= Regulation and Supervision Bureau =

The Regulation and Supervision Bureau is the independent regulator for the Emirate of Abu Dhabi responsible for the oversight of water, wastewater and electricity.

==History==
The Regulation and Supervision Bureau was founded in 1999 following the passing of an Emirate law reference Law No (2) of 1998. During 1997 and 1998 a privatisation committee was formed by the Abu Dhabi Government to study the UK model of un-bundling and privatisation of the then Water and Electricity Department (WED) which was a government owned vertically integrated organisation. Eventually, the WED Sector was broken into 12 companies including: production (4 off), transmission(TRANSCO), distribution and supply (2 off: ADDC and AADC) a single buyer and a number of smaller companies such as the remote services and islands grouping(RASCO, later merged into ADDC/AADC).

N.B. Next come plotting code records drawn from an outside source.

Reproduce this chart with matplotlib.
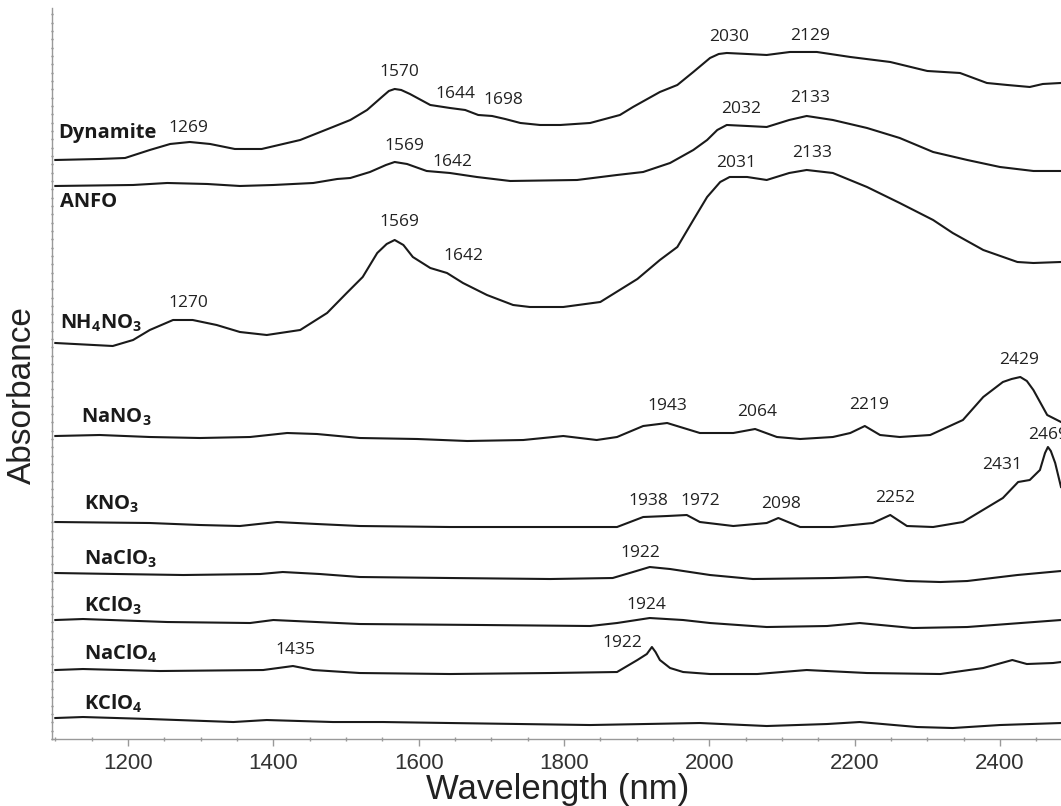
import matplotlib
matplotlib.use('Agg')
import matplotlib.pyplot as plt
from matplotlib.ticker import MultipleLocator, NullFormatter

# Espectros NIR (comprimento de onda em nm, absorbância com deslocamento, u.a.)
dyn_nm = [1100, 1161, 1196, 1230, 1258, 1285, 1313, 1347, 1384, 1437, 1482, 1506, 1529, 1551,
          1559, 1567, 1576, 1588, 1616, 1643, 1664, 1682, 1701, 1719, 1740, 1767, 1795, 1836,
          1877, 1895, 1932, 1956, 1978, 2001, 2013, 2024, 2052, 2079, 2111, 2148, 2194, 2249,
          2300, 2345, 2382, 2410, 2441, 2459, 2484]
dyn_abs = [5.79, 5.80, 5.81, 5.89, 5.95, 5.97, 5.95, 5.90, 5.90, 5.99, 6.12, 6.19, 6.29, 6.43,
           6.48, 6.50, 6.49, 6.45, 6.34, 6.31, 6.29, 6.24, 6.23, 6.20, 6.16, 6.14, 6.14, 6.16,
           6.24, 6.32, 6.47, 6.54, 6.67, 6.81, 6.85, 6.86, 6.85, 6.84, 6.87, 6.87, 6.82, 6.77,
           6.68, 6.66, 6.56, 6.54, 6.52, 6.55, 6.56]

anfo_nm = [1100, 1207, 1254, 1309, 1354, 1400, 1455, 1488, 1506, 1533, 1555, 1567, 1584, 1611,
           1643, 1680, 1726, 1818, 1873, 1909, 1946, 1978, 1997, 2011, 2024, 2052, 2079, 2110,
           2134, 2170, 2217, 2262, 2308, 2355, 2400, 2446, 2484]
anfo_abs = [5.53, 5.54, 5.56, 5.55, 5.53, 5.54, 5.56, 5.60, 5.61, 5.67, 5.74, 5.77, 5.75, 5.68,
            5.66, 5.62, 5.58, 5.59, 5.64, 5.67, 5.76, 5.89, 5.99, 6.09, 6.14, 6.13, 6.12, 6.19,
            6.23, 6.19, 6.11, 6.01, 5.87, 5.79, 5.72, 5.68, 5.68]

an_nm = [1100, 1179, 1207, 1230, 1262, 1289, 1322, 1354, 1391, 1437, 1474, 1501, 1523, 1543,
         1556, 1567, 1579, 1592, 1616, 1639, 1661, 1694, 1730, 1753, 1799, 1850, 1901, 1932,
         1956, 1978, 1997, 2015, 2028, 2052, 2079, 2110, 2134, 2170, 2217, 2262, 2308, 2335,
         2377, 2424, 2446, 2484]
an_abs = [3.96, 3.93, 3.99, 4.09, 4.19, 4.19, 4.14, 4.07, 4.04, 4.09, 4.26, 4.46, 4.62, 4.86,
          4.95, 4.99, 4.94, 4.82, 4.71, 4.66, 4.56, 4.44, 4.34, 4.32, 4.32, 4.37, 4.60, 4.79,
          4.92, 5.19, 5.42, 5.57, 5.62, 5.62, 5.59, 5.66, 5.69, 5.66, 5.52, 5.36, 5.19, 5.06,
          4.89, 4.77, 4.76, 4.77]

nano3_nm = [1100, 1161, 1230, 1299, 1368, 1419, 1460, 1519, 1598, 1667, 1744, 1799, 1845, 1873,
            1909, 1942, 1960, 1987, 2033, 2063, 2093, 2125, 2170, 2194, 2214, 2235, 2262, 2304,
            2349, 2377, 2404, 2416, 2428, 2437, 2446, 2465, 2484]
nano3_abs = [3.03, 3.04, 3.02, 3.01, 3.02, 3.06, 3.05, 3.01, 3.00, 2.98, 2.99, 3.03, 2.99, 3.02,
             3.13, 3.16, 3.12, 3.06, 3.06, 3.10, 3.02, 3.00, 3.02, 3.06, 3.13, 3.04, 3.02, 3.04,
             3.19, 3.42, 3.57, 3.60, 3.62, 3.58, 3.49, 3.24, 3.17]

kno3_nm = [1100, 1230, 1299, 1354, 1405, 1460, 1519, 1643, 1781, 1873, 1909, 1942, 1969, 1987,
           2033, 2079, 2095, 2125, 2170, 2225, 2249, 2272, 2308, 2349, 2404, 2425, 2441, 2455,
           2462, 2466, 2470, 2476, 2484]
kno3_abs = [2.17, 2.16, 2.14, 2.13, 2.17, 2.15, 2.13, 2.12, 2.12, 2.12, 2.22, 2.23, 2.24, 2.17,
            2.13, 2.16, 2.21, 2.12, 2.12, 2.16, 2.24, 2.13, 2.12, 2.17, 2.41, 2.57, 2.59, 2.69,
            2.86, 2.92, 2.88, 2.76, 2.52]

naclo3_nm = [1100, 1185, 1276, 1382, 1413, 1464, 1519, 1643, 1781, 1867, 1895, 1918, 1946, 2001,
             2060, 2170, 2217, 2272, 2318, 2355, 2424, 2484]
naclo3_abs = [1.66, 1.65, 1.64, 1.65, 1.67, 1.65, 1.62, 1.61, 1.60, 1.61, 1.67, 1.72, 1.70, 1.64,
              1.60, 1.61, 1.62, 1.58, 1.57, 1.58, 1.64, 1.68]

kclo3_nm = [1100, 1138, 1254, 1368, 1400, 1519, 1689, 1836, 1873, 1918, 1964, 2001, 2079, 2162,
            2207, 2280, 2355, 2484]
kclo3_abs = [1.19, 1.20, 1.17, 1.16, 1.19, 1.15, 1.14, 1.13, 1.16, 1.21, 1.19, 1.16, 1.12, 1.13,
             1.16, 1.11, 1.12, 1.19]

naclo4_nm = [1100, 1138, 1244, 1386, 1427, 1455, 1519, 1643, 1781, 1873, 1901, 1914, 1921, 1926,
             1932, 1946, 1964, 2001, 2066, 2134, 2217, 2318, 2377, 2417, 2437, 2473, 2484]
naclo4_abs = [0.69, 0.70, 0.68, 0.69, 0.73, 0.69, 0.66, 0.65, 0.66, 0.67, 0.79, 0.85, 0.92, 0.87,
              0.79, 0.71, 0.67, 0.65, 0.65, 0.69, 0.66, 0.65, 0.71, 0.79, 0.75, 0.76, 0.77]

kclo4_nm = [1100, 1138, 1230, 1345, 1391, 1482, 1551, 1643, 1836, 1987, 2079, 2162, 2207, 2286,
            2335, 2400, 2484]
kclo4_abs = [0.21, 0.22, 0.20, 0.17, 0.19, 0.17, 0.17, 0.16, 0.14, 0.16, 0.13, 0.15, 0.17, 0.12,
             0.11, 0.14, 0.16]

# Nomes das amostras: (texto, x da esquerda em nm, linha de base)
sample_names = ['Dynamite', 'ANFO', r'NH$_\mathbf{4}$NO$_\mathbf{3}$', r'NaNO$_\mathbf{3}$',
                r'KNO$_\mathbf{3}$', r'NaClO$_\mathbf{3}$', r'KClO$_\mathbf{3}$',
                r'NaClO$_\mathbf{4}$', r'KClO$_\mathbf{4}$']
name_x = [1104, 1106, 1106, 1135, 1139, 1139, 1139, 1139, 1139]
name_y = [6.01, 5.32, 4.10, 3.16, 2.29, 1.74, 1.27, 0.79, 0.29]

# Picos anotados
peak_text = ['1269', '1570', '1644', '1698', '2030', '2129',
             '1569', '1642', '2032', '2133',
             '2031', '2133', '1569', '1642', '1270',
             '1943', '2064', '2219', '2429',
             '2469', '2431', '1938', '1972', '2098', '2252',
             '1922', '1924', '1922', '1435']
peak_x = [1283, 1574, 1651, 1717, 2027, 2139,
          1580, 1646, 2044, 2139,
          2037, 2141, 1574, 1662, 1283,
          1942, 2066, 2220, 2426,
          2466, 2403, 1916, 1988, 2099, 2256,
          1905, 1914, 1881, 1431]
peak_y = [6.11, 6.67, 6.45, 6.39, 7.02, 7.03,
          5.93, 5.77, 6.30, 6.41,
          5.76, 5.86, 5.17, 4.83, 4.36,
          3.33, 3.27, 3.34, 3.79,
          3.04, 2.74, 2.38, 2.38, 2.35, 2.41,
          1.86, 1.34, 0.96, 0.89]

spectra = [(dyn_nm, dyn_abs), (anfo_nm, anfo_abs), (an_nm, an_abs), (nano3_nm, nano3_abs),
           (kno3_nm, kno3_abs), (naclo3_nm, naclo3_abs), (kclo3_nm, kclo3_abs),
           (naclo4_nm, naclo4_abs), (kclo4_nm, kclo4_abs)]

plt.rcParams['mathtext.fontset'] = 'custom'
plt.rcParams['mathtext.rm'] = 'Open Sans'
plt.rcParams['mathtext.bf'] = 'Open Sans:bold'

fig = plt.figure(figsize=(10.61, 8.06), dpi=100)
ax = fig.add_axes([0.049, 0.0831, 0.951, 0.907])

for x, y in spectra:
    ax.plot(x, y, color='#1a1a1a', linewidth=1.5, solid_joinstyle='round')

for name, x, y in zip(sample_names, name_x, name_y):
    ax.text(x, y, name, fontsize=14.5, fontweight='bold', family='Open Sans',
            color='#1a1a1a', ha='left', va='baseline')

# o rótulo 2469 fica cortado na borda direita, como no original
for t, x, y in zip(peak_text, peak_x, peak_y):
    ax.text(x, y, t, fontsize=12.5, family='Open Sans', color='#222222',
            ha='center', va='center')

ax.set_xlim(1095.4, 2484)
ax.set_ylim(0, 7.31)

# Eixos: só esquerda e baixo, cinza
for side in ['top', 'right']:
    ax.spines[side].set_visible(False)
for side in ['left', 'bottom']:
    ax.spines[side].set_color('#999999')
    ax.spines[side].set_linewidth(1.0)

ax.xaxis.set_major_locator(MultipleLocator(200))
ax.xaxis.set_minor_locator(MultipleLocator(50))
ax.tick_params(axis='x', which='major', length=5, width=1, color='#999999',
               labelsize=16, labelcolor='#333333', pad=5)
ax.tick_params(axis='x', which='minor', length=3, width=1, color='#999999',
               direction='inout')
for lbl in ax.get_xticklabels():
    lbl.set_family('Liberation Sans')

ax.yaxis.set_major_locator(MultipleLocator(0.0833))
ax.yaxis.set_major_formatter(NullFormatter())
ax.tick_params(axis='y', which='major', length=2, width=1, color='#777777',
               direction='inout')

fig.text(22 / 1061, 1 - 395 / 806, 'Absorbance', rotation=90, ha='center', va='center',
         fontsize=24, family='Liberation Sans', color='#222222')
fig.text(558 / 1061, 1 - 790 / 806, 'Wavelength (nm)', ha='center', va='center',
         fontsize=25, family='Liberation Sans', color='#222222')

fig.savefig('out.png', dpi=100)
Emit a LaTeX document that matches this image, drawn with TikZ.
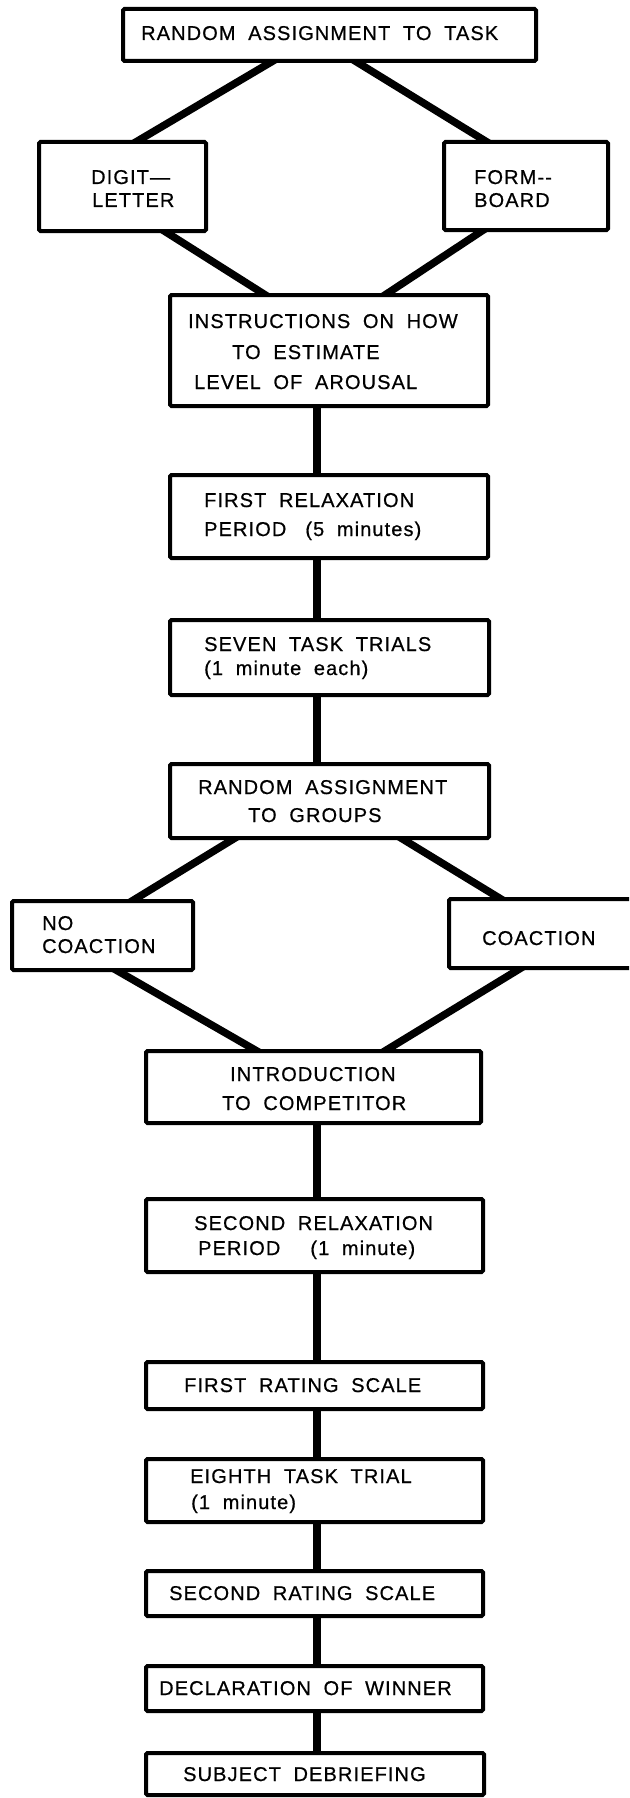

One of the guiding principles of the new law was the promotion of privately funded power and water production companies, generally referred to as independent water and power producers (IWPPs). As of August 2014 10 such companies have been established using project finance as the basis for a build, own and operate BOO model. The latest addition being Al Mirfa located some 120 km West of the capital Abu Dhabi.

== Income Structure ==
The Regulation and Supervision Bureau (RSB) is not funded by the Government of Abu Dhabi but by the application of licence fees to licence holders. As of August 2014, there are over 40 licence holders in the Sector.